(Entries with chart source code)
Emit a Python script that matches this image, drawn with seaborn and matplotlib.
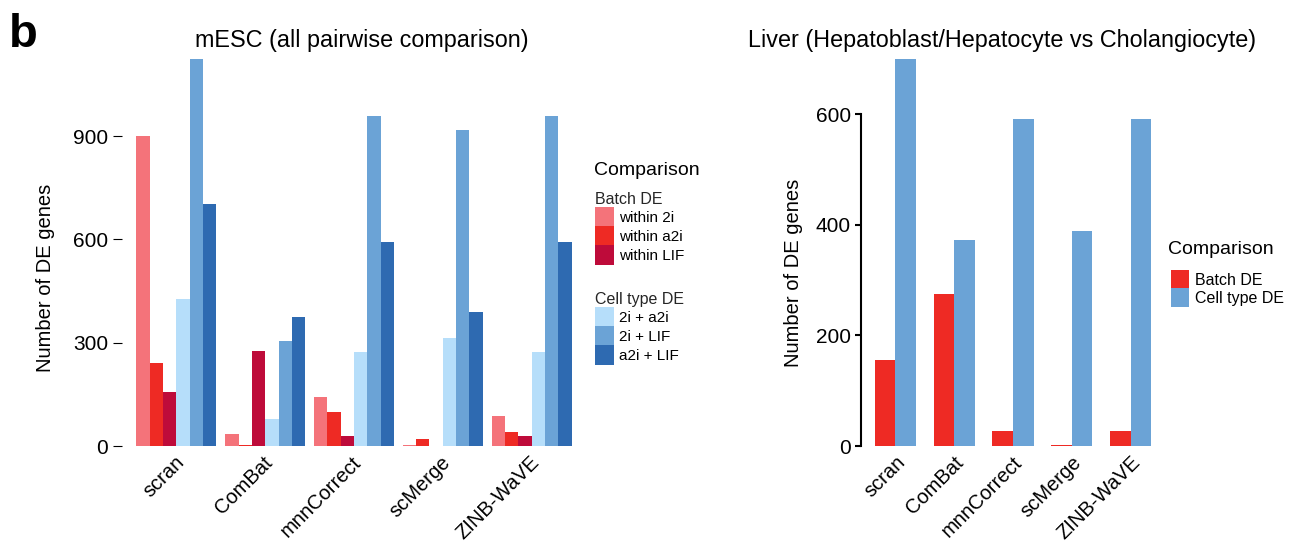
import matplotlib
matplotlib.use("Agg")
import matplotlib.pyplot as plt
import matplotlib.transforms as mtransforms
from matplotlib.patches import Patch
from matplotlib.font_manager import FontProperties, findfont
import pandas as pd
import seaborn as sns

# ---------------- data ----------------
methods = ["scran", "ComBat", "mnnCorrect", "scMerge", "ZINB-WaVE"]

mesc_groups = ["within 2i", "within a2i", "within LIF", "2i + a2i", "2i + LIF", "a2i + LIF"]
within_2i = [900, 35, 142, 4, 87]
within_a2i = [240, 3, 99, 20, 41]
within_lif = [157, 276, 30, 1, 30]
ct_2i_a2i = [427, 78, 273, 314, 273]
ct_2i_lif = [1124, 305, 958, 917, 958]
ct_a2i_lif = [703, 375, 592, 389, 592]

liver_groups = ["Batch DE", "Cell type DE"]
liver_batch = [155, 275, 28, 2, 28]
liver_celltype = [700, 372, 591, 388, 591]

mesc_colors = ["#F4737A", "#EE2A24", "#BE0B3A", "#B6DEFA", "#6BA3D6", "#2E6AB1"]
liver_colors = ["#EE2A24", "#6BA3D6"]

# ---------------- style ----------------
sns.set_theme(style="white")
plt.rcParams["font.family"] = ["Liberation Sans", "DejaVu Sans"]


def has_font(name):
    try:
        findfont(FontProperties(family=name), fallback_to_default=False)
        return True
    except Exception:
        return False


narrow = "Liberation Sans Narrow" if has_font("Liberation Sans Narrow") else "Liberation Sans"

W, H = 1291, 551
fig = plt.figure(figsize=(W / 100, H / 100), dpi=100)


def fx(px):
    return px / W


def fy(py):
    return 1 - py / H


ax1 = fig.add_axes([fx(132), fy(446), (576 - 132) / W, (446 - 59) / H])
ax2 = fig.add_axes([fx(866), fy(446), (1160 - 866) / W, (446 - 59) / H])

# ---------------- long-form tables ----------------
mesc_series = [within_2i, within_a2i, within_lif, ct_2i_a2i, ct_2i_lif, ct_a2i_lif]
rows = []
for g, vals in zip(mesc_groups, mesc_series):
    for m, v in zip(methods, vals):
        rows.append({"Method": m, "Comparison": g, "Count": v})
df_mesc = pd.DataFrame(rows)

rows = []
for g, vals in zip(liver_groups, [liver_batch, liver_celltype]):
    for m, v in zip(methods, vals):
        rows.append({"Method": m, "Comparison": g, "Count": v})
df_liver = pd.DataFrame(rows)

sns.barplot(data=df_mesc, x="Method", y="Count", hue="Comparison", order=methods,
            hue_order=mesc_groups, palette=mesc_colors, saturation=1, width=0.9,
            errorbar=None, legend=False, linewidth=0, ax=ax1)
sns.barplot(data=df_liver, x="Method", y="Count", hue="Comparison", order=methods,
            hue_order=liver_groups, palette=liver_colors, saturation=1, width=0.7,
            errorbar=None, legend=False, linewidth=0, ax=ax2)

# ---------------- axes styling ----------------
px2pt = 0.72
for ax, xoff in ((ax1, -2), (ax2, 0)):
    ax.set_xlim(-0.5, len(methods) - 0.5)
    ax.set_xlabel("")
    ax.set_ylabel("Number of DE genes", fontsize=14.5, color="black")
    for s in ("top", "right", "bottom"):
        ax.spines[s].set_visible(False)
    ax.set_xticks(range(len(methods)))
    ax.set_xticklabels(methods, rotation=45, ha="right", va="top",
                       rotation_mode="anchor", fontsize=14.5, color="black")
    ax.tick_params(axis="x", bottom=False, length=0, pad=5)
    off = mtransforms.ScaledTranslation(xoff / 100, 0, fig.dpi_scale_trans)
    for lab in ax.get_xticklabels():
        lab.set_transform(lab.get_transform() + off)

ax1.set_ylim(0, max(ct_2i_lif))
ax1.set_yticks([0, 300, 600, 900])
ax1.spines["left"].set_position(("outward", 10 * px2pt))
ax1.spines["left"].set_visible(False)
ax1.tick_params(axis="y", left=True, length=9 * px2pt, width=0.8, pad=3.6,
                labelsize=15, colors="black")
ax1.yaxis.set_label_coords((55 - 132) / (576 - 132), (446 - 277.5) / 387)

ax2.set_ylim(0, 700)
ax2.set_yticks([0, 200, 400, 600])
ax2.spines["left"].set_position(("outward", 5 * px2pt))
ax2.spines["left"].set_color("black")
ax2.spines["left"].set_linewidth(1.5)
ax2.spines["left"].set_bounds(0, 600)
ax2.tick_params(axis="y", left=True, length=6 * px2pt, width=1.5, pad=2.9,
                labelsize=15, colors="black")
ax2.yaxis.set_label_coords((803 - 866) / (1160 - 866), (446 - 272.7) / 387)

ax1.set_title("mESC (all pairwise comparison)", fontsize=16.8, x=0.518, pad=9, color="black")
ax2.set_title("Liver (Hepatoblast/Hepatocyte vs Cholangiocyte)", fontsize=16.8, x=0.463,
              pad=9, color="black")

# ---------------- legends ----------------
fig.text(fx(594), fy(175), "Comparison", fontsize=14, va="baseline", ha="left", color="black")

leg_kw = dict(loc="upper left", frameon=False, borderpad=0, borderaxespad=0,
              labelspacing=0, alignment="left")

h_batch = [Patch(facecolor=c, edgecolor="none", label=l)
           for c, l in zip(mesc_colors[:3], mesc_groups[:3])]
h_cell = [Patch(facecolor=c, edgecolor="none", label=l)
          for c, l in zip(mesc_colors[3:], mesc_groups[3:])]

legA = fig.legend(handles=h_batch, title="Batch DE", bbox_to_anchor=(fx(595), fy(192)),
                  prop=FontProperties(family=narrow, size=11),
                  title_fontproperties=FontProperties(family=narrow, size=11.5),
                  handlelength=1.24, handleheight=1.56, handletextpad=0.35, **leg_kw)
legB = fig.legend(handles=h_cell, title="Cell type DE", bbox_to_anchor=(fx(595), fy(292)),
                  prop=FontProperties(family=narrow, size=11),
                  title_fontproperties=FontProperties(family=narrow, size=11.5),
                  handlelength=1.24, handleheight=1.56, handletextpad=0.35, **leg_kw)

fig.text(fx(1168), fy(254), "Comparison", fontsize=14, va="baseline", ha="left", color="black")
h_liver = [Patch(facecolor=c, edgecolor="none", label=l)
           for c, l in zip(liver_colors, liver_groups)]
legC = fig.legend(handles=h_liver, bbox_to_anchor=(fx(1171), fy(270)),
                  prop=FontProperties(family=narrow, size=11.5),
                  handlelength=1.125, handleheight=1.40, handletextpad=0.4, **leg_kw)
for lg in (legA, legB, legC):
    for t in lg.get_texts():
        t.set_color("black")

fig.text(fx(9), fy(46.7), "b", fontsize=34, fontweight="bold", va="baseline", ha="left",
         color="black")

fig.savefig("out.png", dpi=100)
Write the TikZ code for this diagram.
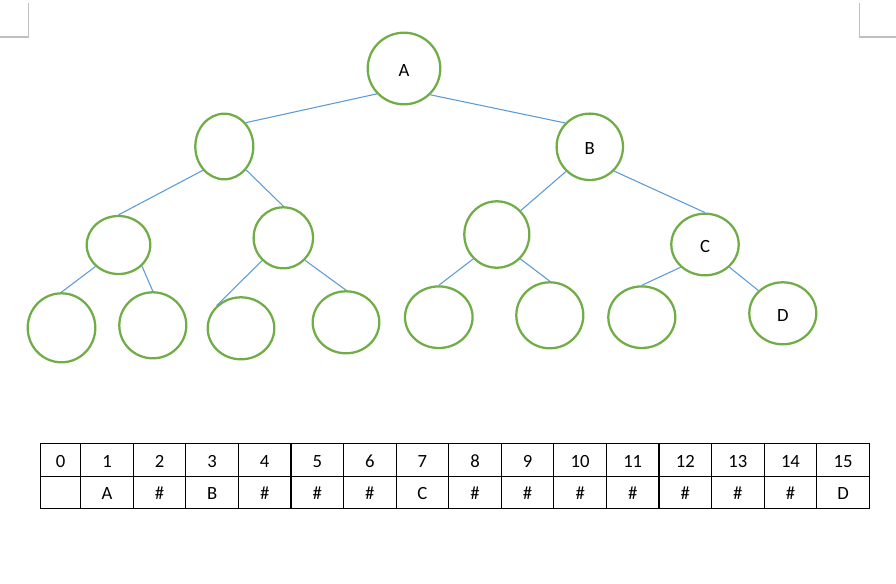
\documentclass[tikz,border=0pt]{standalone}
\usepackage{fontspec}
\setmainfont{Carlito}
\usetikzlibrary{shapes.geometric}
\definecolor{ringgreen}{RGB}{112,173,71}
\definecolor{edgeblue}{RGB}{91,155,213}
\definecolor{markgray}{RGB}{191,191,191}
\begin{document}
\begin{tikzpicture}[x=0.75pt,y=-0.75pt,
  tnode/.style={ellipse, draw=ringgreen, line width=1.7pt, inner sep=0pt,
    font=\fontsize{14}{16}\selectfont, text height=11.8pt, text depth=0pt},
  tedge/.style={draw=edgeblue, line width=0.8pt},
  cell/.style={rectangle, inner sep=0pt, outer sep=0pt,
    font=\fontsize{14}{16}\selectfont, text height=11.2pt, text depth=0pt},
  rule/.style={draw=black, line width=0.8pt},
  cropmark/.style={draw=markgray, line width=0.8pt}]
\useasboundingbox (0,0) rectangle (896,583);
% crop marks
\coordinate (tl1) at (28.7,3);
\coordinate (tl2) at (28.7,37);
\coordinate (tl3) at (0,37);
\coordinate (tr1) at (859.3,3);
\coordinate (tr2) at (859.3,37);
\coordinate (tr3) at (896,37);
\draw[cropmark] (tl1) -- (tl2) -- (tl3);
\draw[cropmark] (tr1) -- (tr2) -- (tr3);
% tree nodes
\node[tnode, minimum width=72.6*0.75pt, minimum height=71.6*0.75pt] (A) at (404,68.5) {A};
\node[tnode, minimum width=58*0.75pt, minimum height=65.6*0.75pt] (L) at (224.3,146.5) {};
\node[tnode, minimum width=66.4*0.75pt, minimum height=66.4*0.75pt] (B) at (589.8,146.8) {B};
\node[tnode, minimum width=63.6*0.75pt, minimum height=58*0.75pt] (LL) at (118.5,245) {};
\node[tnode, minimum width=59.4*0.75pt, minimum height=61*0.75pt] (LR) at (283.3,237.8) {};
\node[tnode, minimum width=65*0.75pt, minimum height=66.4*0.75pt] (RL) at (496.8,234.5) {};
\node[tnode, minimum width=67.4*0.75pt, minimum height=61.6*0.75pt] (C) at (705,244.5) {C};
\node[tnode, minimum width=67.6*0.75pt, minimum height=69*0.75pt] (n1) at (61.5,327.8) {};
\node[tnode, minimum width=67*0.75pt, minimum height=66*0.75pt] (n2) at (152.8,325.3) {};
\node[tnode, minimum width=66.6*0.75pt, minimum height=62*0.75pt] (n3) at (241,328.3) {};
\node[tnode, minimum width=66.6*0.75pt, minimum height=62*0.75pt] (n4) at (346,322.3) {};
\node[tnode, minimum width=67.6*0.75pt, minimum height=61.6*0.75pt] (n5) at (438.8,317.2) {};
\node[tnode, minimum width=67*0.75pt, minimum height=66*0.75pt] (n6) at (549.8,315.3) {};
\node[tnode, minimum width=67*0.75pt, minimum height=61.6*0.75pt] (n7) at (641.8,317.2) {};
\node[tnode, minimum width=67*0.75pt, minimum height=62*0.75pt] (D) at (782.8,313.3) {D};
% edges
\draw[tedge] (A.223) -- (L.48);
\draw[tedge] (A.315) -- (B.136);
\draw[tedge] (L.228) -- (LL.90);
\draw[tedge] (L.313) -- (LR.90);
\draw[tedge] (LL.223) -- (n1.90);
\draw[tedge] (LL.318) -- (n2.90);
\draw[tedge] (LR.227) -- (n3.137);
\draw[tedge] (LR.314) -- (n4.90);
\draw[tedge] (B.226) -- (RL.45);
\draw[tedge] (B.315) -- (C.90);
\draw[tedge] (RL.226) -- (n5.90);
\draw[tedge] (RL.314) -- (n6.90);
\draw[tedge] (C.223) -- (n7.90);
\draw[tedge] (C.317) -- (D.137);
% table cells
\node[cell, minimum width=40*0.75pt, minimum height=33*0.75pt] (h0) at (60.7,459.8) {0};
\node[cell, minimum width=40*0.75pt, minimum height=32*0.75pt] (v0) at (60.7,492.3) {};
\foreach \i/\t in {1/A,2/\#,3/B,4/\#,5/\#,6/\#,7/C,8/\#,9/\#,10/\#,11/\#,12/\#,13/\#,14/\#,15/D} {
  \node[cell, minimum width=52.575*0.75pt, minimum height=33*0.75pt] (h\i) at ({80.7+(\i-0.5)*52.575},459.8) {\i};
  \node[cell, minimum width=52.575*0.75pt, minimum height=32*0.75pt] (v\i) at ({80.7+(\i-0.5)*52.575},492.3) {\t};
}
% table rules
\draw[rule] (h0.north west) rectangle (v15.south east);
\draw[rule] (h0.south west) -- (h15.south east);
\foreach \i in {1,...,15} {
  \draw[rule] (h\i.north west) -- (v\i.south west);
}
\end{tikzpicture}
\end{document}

## The request
Without the pictures, copy the entries from their first line through the line containing "ax2 = fig.add_axes([fx(866), fy(446), (1160", and only those lines.

## Complete output
Emit a Python script that matches this image, drawn with seaborn and matplotlib.
import matplotlib
matplotlib.use("Agg")
import matplotlib.pyplot as plt
import matplotlib.transforms as mtransforms
from matplotlib.patches import Patch
from matplotlib.font_manager import FontProperties, findfont
import pandas as pd
import seaborn as sns

# ---------------- data ----------------
methods = ["scran", "ComBat", "mnnCorrect", "scMerge", "ZINB-WaVE"]

mesc_groups = ["within 2i", "within a2i", "within LIF", "2i + a2i", "2i + LIF", "a2i + LIF"]
within_2i = [900, 35, 142, 4, 87]
within_a2i = [240, 3, 99, 20, 41]
within_lif = [157, 276, 30, 1, 30]
ct_2i_a2i = [427, 78, 273, 314, 273]
ct_2i_lif = [1124, 305, 958, 917, 958]
ct_a2i_lif = [703, 375, 592, 389, 592]

liver_groups = ["Batch DE", "Cell type DE"]
liver_batch = [155, 275, 28, 2, 28]
liver_celltype = [700, 372, 591, 388, 591]

mesc_colors = ["#F4737A", "#EE2A24", "#BE0B3A", "#B6DEFA", "#6BA3D6", "#2E6AB1"]
liver_colors = ["#EE2A24", "#6BA3D6"]

# ---------------- style ----------------
sns.set_theme(style="white")
plt.rcParams["font.family"] = ["Liberation Sans", "DejaVu Sans"]


def has_font(name):
    try:
        findfont(FontProperties(family=name), fallback_to_default=False)
        return True
    except Exception:
        return False


narrow = "Liberation Sans Narrow" if has_font("Liberation Sans Narrow") else "Liberation Sans"

W, H = 1291, 551
fig = plt.figure(figsize=(W / 100, H / 100), dpi=100)


def fx(px):
    return px / W


def fy(py):
    return 1 - py / H


ax1 = fig.add_axes([fx(132), fy(446), (576 - 132) / W, (446 - 59) / H])
ax2 = fig.add_axes([fx(866), fy(446), (1160 - 866) / W, (446 - 59) / H])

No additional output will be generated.